2) doggy day care. not just in beverly hills, in venice too.
3) the worst cab drivers in the world. they have no idea where they are going despite that fact the whole city is built on a grid and they have GPS. beggers belief.
4) skateboards are a legitimate form of transport
5) surfboard attachments for bikes
6) road numbers that run to the 10,000s
7) the most hyperbolic contemporary curators. saw an interview with one discribing an artists work as having the integrity of a rock and the infinaty of the sky.

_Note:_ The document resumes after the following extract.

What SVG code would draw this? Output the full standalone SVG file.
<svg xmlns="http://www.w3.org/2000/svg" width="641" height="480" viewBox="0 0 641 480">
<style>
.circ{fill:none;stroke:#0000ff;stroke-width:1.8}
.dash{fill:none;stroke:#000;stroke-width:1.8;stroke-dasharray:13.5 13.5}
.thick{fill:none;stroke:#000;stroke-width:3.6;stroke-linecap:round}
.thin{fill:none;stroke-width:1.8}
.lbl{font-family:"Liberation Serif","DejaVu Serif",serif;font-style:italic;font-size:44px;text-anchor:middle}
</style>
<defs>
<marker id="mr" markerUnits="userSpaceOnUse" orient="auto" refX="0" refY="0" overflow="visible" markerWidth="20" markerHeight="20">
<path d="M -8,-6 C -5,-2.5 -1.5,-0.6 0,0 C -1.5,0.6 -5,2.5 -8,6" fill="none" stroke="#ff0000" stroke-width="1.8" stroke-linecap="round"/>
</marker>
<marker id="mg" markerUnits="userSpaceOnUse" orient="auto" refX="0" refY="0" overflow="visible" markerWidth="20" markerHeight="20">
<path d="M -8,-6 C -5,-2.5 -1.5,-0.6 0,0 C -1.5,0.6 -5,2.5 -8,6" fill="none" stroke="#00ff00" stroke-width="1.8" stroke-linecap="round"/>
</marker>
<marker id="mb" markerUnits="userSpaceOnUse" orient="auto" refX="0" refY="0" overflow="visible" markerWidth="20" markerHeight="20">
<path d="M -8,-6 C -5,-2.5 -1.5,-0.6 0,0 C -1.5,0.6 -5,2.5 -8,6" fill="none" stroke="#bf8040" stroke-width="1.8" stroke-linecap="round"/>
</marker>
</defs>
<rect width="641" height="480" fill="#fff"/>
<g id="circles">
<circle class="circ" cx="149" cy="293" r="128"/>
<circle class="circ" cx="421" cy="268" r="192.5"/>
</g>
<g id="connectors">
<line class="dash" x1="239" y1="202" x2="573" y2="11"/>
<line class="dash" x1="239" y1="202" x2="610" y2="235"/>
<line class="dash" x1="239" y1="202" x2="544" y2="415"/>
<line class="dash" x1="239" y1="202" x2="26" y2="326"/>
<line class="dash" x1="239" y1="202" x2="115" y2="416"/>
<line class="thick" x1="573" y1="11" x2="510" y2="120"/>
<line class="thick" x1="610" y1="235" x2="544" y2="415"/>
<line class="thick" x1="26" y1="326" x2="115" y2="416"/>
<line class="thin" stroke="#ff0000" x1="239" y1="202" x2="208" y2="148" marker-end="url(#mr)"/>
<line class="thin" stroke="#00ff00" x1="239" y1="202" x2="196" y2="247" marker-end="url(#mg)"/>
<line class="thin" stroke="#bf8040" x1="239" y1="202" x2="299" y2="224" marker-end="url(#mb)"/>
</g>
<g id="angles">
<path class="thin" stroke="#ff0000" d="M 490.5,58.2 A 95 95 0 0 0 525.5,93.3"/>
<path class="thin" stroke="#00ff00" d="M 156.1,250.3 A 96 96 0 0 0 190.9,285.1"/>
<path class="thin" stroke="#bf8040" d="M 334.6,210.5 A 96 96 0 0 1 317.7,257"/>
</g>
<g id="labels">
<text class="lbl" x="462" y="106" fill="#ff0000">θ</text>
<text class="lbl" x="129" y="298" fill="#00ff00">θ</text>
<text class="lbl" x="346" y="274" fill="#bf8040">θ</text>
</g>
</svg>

8) all the clubs shut early at 2 apparently to stop the actors getting loaded and missing their morning calls
9) the bendy buses have 'transit tv - moving entertainment' where you can track the progress of the bus live on google maps
10) there was a spontaneous hippy gathering on the beach that lasted 24hrs with about 30 people playing bongos

Los Angeles

mmm LA is a strange place. its not helped that there are a lot of weird people knocking about. not interesting weird so much as scary weird. and its a nightmare trying to get anywhere which is starting to hack me off a little. i was writing this waiting from a bus from getty villa. it only comes about once an hour and does not seen to stick to the timetable so i was stuck waiting indefinately. thankfully although there was a motorway on one side of me, there was a beach on the other. the getty villa is a recreated roman villa (that sounds tacky, its actually not) with a large and notable collection of ancient artefacts. they have a $billions budget to spend every year so as you can imagine its pretty impressive. all the museums in the states seem to have endless budgets and no visitors.

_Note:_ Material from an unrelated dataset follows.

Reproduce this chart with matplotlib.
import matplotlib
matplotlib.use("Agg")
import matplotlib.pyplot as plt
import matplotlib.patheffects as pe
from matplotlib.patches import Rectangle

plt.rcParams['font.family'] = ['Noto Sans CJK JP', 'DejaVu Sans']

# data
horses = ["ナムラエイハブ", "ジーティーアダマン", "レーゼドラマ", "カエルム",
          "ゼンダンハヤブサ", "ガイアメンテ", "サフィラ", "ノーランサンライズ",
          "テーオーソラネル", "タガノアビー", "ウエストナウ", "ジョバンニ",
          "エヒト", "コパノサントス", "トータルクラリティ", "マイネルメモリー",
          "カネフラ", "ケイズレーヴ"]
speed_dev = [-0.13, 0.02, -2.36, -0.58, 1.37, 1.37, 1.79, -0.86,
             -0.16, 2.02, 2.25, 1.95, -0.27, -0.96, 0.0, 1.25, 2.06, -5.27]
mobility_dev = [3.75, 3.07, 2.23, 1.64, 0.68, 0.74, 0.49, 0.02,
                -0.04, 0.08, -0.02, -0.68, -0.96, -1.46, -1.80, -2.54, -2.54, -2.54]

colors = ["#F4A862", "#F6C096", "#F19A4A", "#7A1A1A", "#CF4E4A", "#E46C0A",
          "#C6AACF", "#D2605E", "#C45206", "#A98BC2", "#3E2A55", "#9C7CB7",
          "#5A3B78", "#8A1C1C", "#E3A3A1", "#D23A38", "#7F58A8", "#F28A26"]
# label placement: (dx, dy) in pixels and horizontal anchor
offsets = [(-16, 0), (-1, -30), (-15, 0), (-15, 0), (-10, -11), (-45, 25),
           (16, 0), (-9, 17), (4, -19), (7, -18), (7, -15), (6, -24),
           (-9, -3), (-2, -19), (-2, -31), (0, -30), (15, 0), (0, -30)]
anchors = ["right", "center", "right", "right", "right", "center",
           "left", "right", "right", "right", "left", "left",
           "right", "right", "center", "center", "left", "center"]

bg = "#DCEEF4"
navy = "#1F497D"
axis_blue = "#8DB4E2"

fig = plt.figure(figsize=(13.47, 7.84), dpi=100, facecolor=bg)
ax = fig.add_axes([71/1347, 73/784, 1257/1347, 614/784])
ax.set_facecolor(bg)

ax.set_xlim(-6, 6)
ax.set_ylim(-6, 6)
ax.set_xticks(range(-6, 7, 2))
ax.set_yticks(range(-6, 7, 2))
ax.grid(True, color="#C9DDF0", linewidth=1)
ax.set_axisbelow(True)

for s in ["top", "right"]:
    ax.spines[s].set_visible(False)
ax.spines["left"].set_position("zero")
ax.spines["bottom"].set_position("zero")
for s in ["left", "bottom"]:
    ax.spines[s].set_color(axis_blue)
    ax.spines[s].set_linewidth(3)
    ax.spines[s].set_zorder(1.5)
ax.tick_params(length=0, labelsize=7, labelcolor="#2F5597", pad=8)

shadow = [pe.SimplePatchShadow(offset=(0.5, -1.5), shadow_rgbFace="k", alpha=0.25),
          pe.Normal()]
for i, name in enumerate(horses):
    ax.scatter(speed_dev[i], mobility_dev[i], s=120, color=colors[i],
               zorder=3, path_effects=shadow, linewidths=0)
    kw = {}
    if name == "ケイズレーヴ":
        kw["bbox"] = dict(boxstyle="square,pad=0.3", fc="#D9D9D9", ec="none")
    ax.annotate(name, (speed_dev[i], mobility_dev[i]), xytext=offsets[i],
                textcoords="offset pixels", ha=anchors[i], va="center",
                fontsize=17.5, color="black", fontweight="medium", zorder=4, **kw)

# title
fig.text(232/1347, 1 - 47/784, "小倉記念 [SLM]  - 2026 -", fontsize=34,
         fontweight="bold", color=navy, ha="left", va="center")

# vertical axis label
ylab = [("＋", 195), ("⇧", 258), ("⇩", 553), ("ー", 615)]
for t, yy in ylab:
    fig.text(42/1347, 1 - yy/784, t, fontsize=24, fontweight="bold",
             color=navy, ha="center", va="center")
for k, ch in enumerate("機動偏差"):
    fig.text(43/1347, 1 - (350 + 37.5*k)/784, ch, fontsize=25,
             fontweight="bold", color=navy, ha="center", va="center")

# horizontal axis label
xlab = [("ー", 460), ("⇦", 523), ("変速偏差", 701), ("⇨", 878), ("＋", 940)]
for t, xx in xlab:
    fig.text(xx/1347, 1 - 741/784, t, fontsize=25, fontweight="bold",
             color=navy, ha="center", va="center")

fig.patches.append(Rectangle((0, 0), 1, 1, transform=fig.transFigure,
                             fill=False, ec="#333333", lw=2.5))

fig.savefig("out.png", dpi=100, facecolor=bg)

hollywood on the other hand is a bit of a dump. all down the main boulevard where there is the walk of fame there are about a dozen shops that just sell slutty clothing for strippers. i'm kind of disturbed there is enough demand for this although i do like the wig shops. i think my favourite aspect was the cemetery. it called 'hollywood forever'. what a name. it has some good trees as well as some pretty fancy graves. rudolph valentino and johnny ramone are meant to be buried there but i couldn't find them.